Um negócio imobiliário de grande porte, no qual os próprios compradores reconhecem a intenção de investimento, não deve ser tratado como uma relação consumerista. O contrato entre as partes, nesse caso, é de natureza civil e empresarial, o que impede que seja analisado à luz do Código de Defesa do Consumidor (CDC).
Esse foi o entendimento do juiz André Frederico de Sena Horta, 3ª Vara Cível de Barueri (SP), para declarar a validade de um contrato de compra de 14 unidades de um empreendimento hoteleiro.
Duas pessoas investiram cerca de R$ 2 milhões para adquirir os imóveis com a intenção de alugá-los para turistas. Posteriormente, quando já deviam mais de R$ 300 mil em parcelas e taxas, os autores pediram a rescisão contratual com base em supostas irregularidades nos tanques de armazenamento de óleo diesel dos geradores, o que acarretaria risco de explosão e obrigação de pagamento de adicional de periculosidade aos empregados da obra.
Os investidores afirmaram que isso comprometeria o investimento, porque implicaria em um acréscimo de 30% no pagamento dos empregados e levaria à desvalorização do imóvel.
As empresas rés disseram que o local era regularizado e seguro, além de pontuarem que a relação ali era de investimento e, assim, não caberia o uso das normas do CDC. Além de rejeitarem a anulação do contrato, as empresas entraram com um pedido de reconvenção para cobrar os R$ 300 mil devidos pelos autores.
Foi pedida uma perícia de engenharia para avaliar se existia um problema nas instalações dos geradores. O laudo apontou que não havia irregularidades.
Rescisão x resilição
O juiz avaliou ser necessário diferenciar entre os institutos da rescisão contratual, que era formalmente pedido pelos autores, e o da resilição, que era o que eles buscavam na prática.
A resilição é a extinção do contrato por manifestação de vontade, representando um direito de arrependimento ou desistência, sem necessariamente haver um motivo que justifique o desfazimento do negócio. Já a rescisão contratual é uma forma de extinção do contrato baseada em circunstância preexistente à formação do contrato ou decorrente de um vício genético daquele contrato, a exemplo de um vício construtivo, tal como alegado pela parte autora.
O magistrado disse não existir prova técnica para amparar a alegação da parte autora. “Ao contrário, a prova pericial é conclusiva quanto à regularidade das instalações e à segurança do empreendimento. Logo, não há que se falar em culpa das rés ou em descumprimento contratual que justifique a rescisão pleiteada”.
Para o juiz, ficou evidente o “desejo” dos investidores de terminar o contrato “por mera desistência”, mas “essa desistência imotivada não foi expressamente formulada na petição inicial, que se baseou na alegação de vícios construtivos”.

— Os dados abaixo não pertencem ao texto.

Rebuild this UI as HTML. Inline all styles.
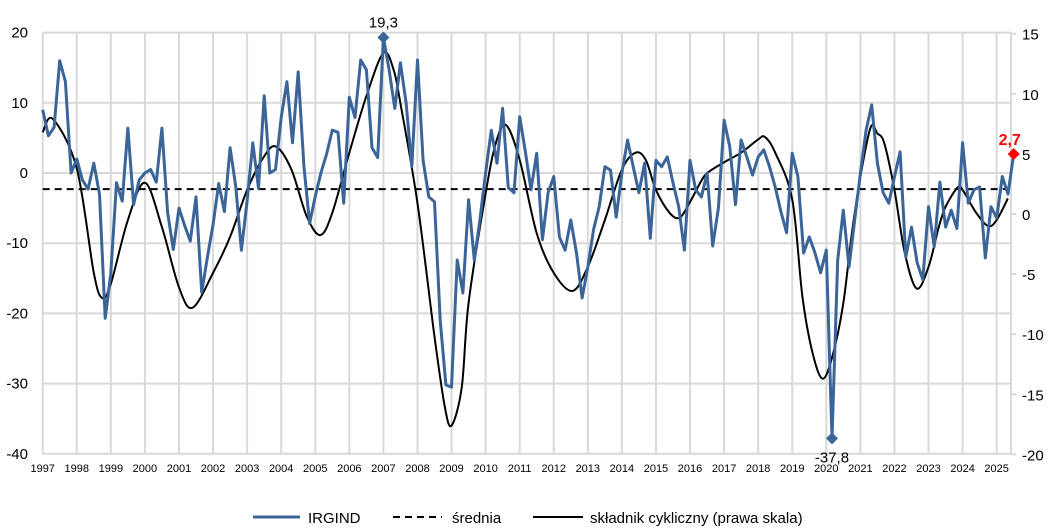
<!DOCTYPE html>
<html><head><meta charset="utf-8">
<style>
html,body{margin:0;padding:0;background:#fff;}
svg{display:block;font-family:"Liberation Sans",sans-serif;}
</style></head>
<body>
<svg id="chart" width="1063" height="531" viewBox="0 0 1063 531" xmlns="http://www.w3.org/2000/svg">
<g id="grid"></g>
<g id="axes"></g>
<g id="series"></g>
<g id="legend">
  <line x1="253" y1="517" x2="300" y2="517" stroke="#3B6598" stroke-width="3"/>
  <text x="308" y="523" font-size="15" fill="#000">IRGIND</text>
  <line x1="393" y1="517" x2="442" y2="517" stroke="#000" stroke-width="2" stroke-dasharray="7,5"/>
  <text x="452" y="523" font-size="15" fill="#000">średnia</text>
  <line x1="533" y1="517" x2="583" y2="517" stroke="#000" stroke-width="2"/>
  <text x="590" y="523" font-size="15" fill="#000">składnik cykliczny (prawa skala)</text>
</g>
</svg>
<script>
const startYear = 1997;
const stepYears = 1/6;
const irgindValues = [
 9,5.3,6.5,16,13,0,
 2,-1,-2.3,1.4,-3,-20.7,
 -14.3,-1.4,-4,6.4,-4.5,-1,
 0,0.5,-1.3,6.4,-5.6,-10.9,
 -5,-7.5,-9.7,-3.4,-17,-12,
 -7.3,-1.5,-5.5,3.6,-2,-11,
 -4,4.3,-2.2,11,0,0.5,
 7.9,13,4.3,14.4,1,-7.2,
 -3.3,0,2.7,6.1,5.8,-4.3,
 10.8,7.9,16.1,14.7,3.6,2.2,
 19.3,14.7,9.2,15.7,10,0.9,
 16.1,1.8,-3.4,-4.1,-21,-30.2,
 -30.5,-12.4,-17.1,-3.8,-12.4,-6.7,
 0,6.1,1.4,9.2,-2.1,-2.8,
 8,3,-2.4,2.8,-9.5,-2.8,
 -0.5,-9.1,-11,-6.7,-11.4,-17.8,
 -13.4,-8.1,-4.8,0.9,0.4,-6.3,
 0,4.7,0.9,-2.8,1.4,-9.3,
 1.8,0.9,2.3,-1.4,-4.8,-11,
 1.8,-2.4,-3.4,0,-10.4,-5,
 7.5,3.7,-4.5,4.7,2.3,-0.3,
 2.3,3.3,0.9,-2,-5.5,-8.5,
 2.8,-0.5,-11.4,-9.1,-11.4,-14.2,
 -11,-37.8,-12.4,-5.3,-13.4,-6.7,
 0,6.1,9.7,1.4,-2.8,-4.3,
 -0.5,3,-12,-7.7,-12.8,-15.2,
 -4.8,-10.5,-1.3,-7.7,-5.3,-7.9,
 4.3,-4.3,-2.4,-2,-12.1,-4.8,
 -6.4,-0.5,-3,2.7
];
const cycYears = [1997.0,1997.3,1998.0,1998.5,1998.75,1999.0,1999.5,2000.0,2000.5,2001.0,2001.4,2002.0,2002.5,2003.0,2003.5,2003.85,2004.3,2004.75,2005.15,2005.5,2006.0,2006.5,2007.0,2007.3,2007.5,2008.0,2008.5,2008.8,2009.0,2009.3,2009.5,2010.0,2010.3,2010.6,2011.0,2011.5,2012.0,2012.55,2013.0,2013.5,2014.0,2014.4,2014.7,2015.0,2015.4,2015.7,2016.0,2016.3,2016.5,2017.0,2017.5,2018.0,2018.2,2018.5,2019.0,2019.3,2019.6,2019.9,2020.2,2020.5,2020.75,2021.0,2021.3,2021.5,2021.7,2022.0,2022.3,2022.65,2023.0,2023.3,2023.5,2023.85,2024.0,2024.4,2024.75,2025.0,2025.33];
const cycValues = [6.8,7.9,3.8,-4.9,-7,-5.8,-0.5,2.6,-1.1,-6.1,-7.8,-4.9,-1.9,2,4.8,5.6,3.7,-0.2,-1.75,0.1,5.1,9.8,13.4,12,9.2,0.9,-10.2,-16,-17.6,-14.4,-7.4,1.7,5.9,7.4,4.5,-1.6,-4.9,-6.4,-4.4,-0.5,3.7,5.1,4.5,2,0.1,-0.3,1,2.6,3.4,4.3,5.1,6.2,6.4,5.1,1.2,-6.9,-11.6,-13.7,-11.6,-7.4,-1.6,3.1,7.2,6.7,5.9,2,-3.2,-6.2,-4.4,-1.1,0.6,2.2,2,0.1,-1,-0.5,1.3];
const meanValue = -2.3;
const leftTicks = [20,10,0,-10,-20,-30,-40];
const rightTicks = [15,10,5,0,-5,-10,-15,-20];
const yearLabels = ["1997","1998","1999","2000","2001","2002","2003","2004","2005","2006","2007","2008","2009","2010","2011","2012","2013","2014","2015","2016","2017","2018","2019","2020","2021","2022","2023","2024","2025"];
const maxLabel = "19,3";
const minLabel = "-37,8";
const lastLabel = "2,7";

const NS = "http://www.w3.org/2000/svg";
const X0 = 42.7, PX_YEAR = 34.07, RIGHT = 1011;
function xOf(t){ return X0 + (t - 1997) * PX_YEAR; }
function yL(v){ return 173 - v * 7.02; }
function yR(v){ return 214 - v * 12.02; }
function mk(tag, attrs, parent){ const e = document.createElementNS(NS, tag); for (const k in attrs) e.setAttribute(k, attrs[k]); parent.appendChild(e); return e; }

const grid = document.getElementById('grid');
const axes = document.getElementById('axes');
const series = document.getElementById('series');

leftTicks.forEach(v => {
  const l = mk('line', {x1: X0, x2: RIGHT, y1: yL(v), y2: yL(v), stroke: '#d9d9d9', 'stroke-width': 2}, grid);
  
  
  const t = mk('text', {x: 28, y: yL(v) + 5, 'text-anchor': 'end', 'font-size': 15, fill: '#000'}, axes);
  t.textContent = String(v);
  
  
});
yearLabels.forEach((lab, i) => {
  const x = xOf(Number(lab));
  const l = mk('line', {x1: x, x2: x, y1: 33, y2: 454, stroke: '#d9d9d9', 'stroke-width': 2}, grid);
  
  
  const t = mk('text', {x: x, y: 472, 'text-anchor': 'middle', 'font-size': 11, fill: '#000'}, axes);
  t.textContent = lab;
  
  
});
const ra = mk('line', {x1: RIGHT, x2: RIGHT, y1: 33, y2: 454, stroke: '#d9d9d9', 'stroke-width': 2}, grid);


rightTicks.forEach(v => {
  const tk = mk('line', {x1: RIGHT, x2: RIGHT + 5, y1: yR(v), y2: yR(v), stroke: '#d9d9d9', 'stroke-width': 2}, axes);
  
  
  const t = mk('text', {x: 1022, y: yR(v) + 6, 'text-anchor': 'start', 'font-size': 15, fill: '#000'}, axes);
  t.textContent = String(v);
  
  
});

// mean line
const ml = mk('line', {x1: X0, x2: xOf(startYear + (irgindValues.length - 1) * stepYears) - 6, y1: yL(meanValue), y2: yL(meanValue), stroke: '#000', 'stroke-width': 2, 'stroke-dasharray': '7,5'}, series);



// cyclical component (smooth catmull-rom)
const cp = cycYears.map((t, i) => [xOf(t), yR(cycValues[i])]);
let d = 'M' + cp[0][0] + ',' + cp[0][1];
for (let i = 0; i < cp.length - 1; i++) {
  const p0 = cp[Math.max(0, i - 1)], p1 = cp[i], p2 = cp[i + 1], p3 = cp[Math.min(cp.length - 1, i + 2)];
  const c1 = [p1[0] + (p2[0] - p0[0]) / 6, p1[1] + (p2[1] - p0[1]) / 6];
  const c2 = [p2[0] - (p3[0] - p1[0]) / 6, p2[1] - (p3[1] - p1[1]) / 6];
  d += ' C' + c1.join(',') + ' ' + c2.join(',') + ' ' + p2.join(',');
}
const cyc = mk('path', {d: d, fill: 'none', stroke: '#000', 'stroke-width': 2}, series);



// IRGIND line
const pts = irgindValues.map((v, i) => xOf(startYear + i * stepYears).toFixed(1) + ',' + yL(v).toFixed(1)).join(' ');
const irg = mk('polyline', {points: pts, fill: 'none', stroke: '#3B6598', 'stroke-width': 3, 'stroke-linejoin': 'round'}, series);



function diamond(t, v, color, name){
  const x = xOf(t), y = yL(v);
  const p = mk('polygon', {points: `${x},${y-6} ${x+6},${y} ${x},${y+6} ${x-6},${y}`, fill: color}, series);
  
  
  return [x, y];
}
let iMax = 0, iMin = 0;
irgindValues.forEach((v, i) => { if (v > irgindValues[iMax]) iMax = i; if (v < irgindValues[iMin]) iMin = i; });
const iLast = irgindValues.length - 1;
const pMax = diamond(startYear + iMax * stepYears, irgindValues[iMax], '#3B6598', 'max-marker');
const pMin = diamond(startYear + iMin * stepYears, irgindValues[iMin], '#3B6598', 'min-marker');
const pLast = diamond(startYear + iLast * stepYears, irgindValues[iLast], '#ff0000', 'last-marker');
const tMax = mk('text', {x: pMax[0], y: pMax[1] - 10, 'text-anchor': 'middle', 'font-size': 15, fill: '#000'}, series);
tMax.textContent = maxLabel;


const tMin = mk('text', {x: pMin[0], y: pMin[1] + 24, 'text-anchor': 'middle', 'font-size': 15, fill: '#000'}, series);
tMin.textContent = minLabel;


const tLast = mk('text', {x: pLast[0] - 4, y: pLast[1] - 9, 'text-anchor': 'middle', 'font-size': 16, 'font-weight': 'bold', fill: '#ff0000'}, series);
tLast.textContent = lastLabel;


</script>
</body></html>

“No caso em análise, não foi previsto o direito de arrependimento; ao contrário, as partes expressamente afastaram essa possibilidade ao preverem a irrevogabilidade e irretratabilidade do contrato”, seguiu e determinou não haver “fundamento jurídico” para o pedido. Dessa forma, os investidores continuam no contrato e precisam pagar os R$ 300 mil devidos às construtoras.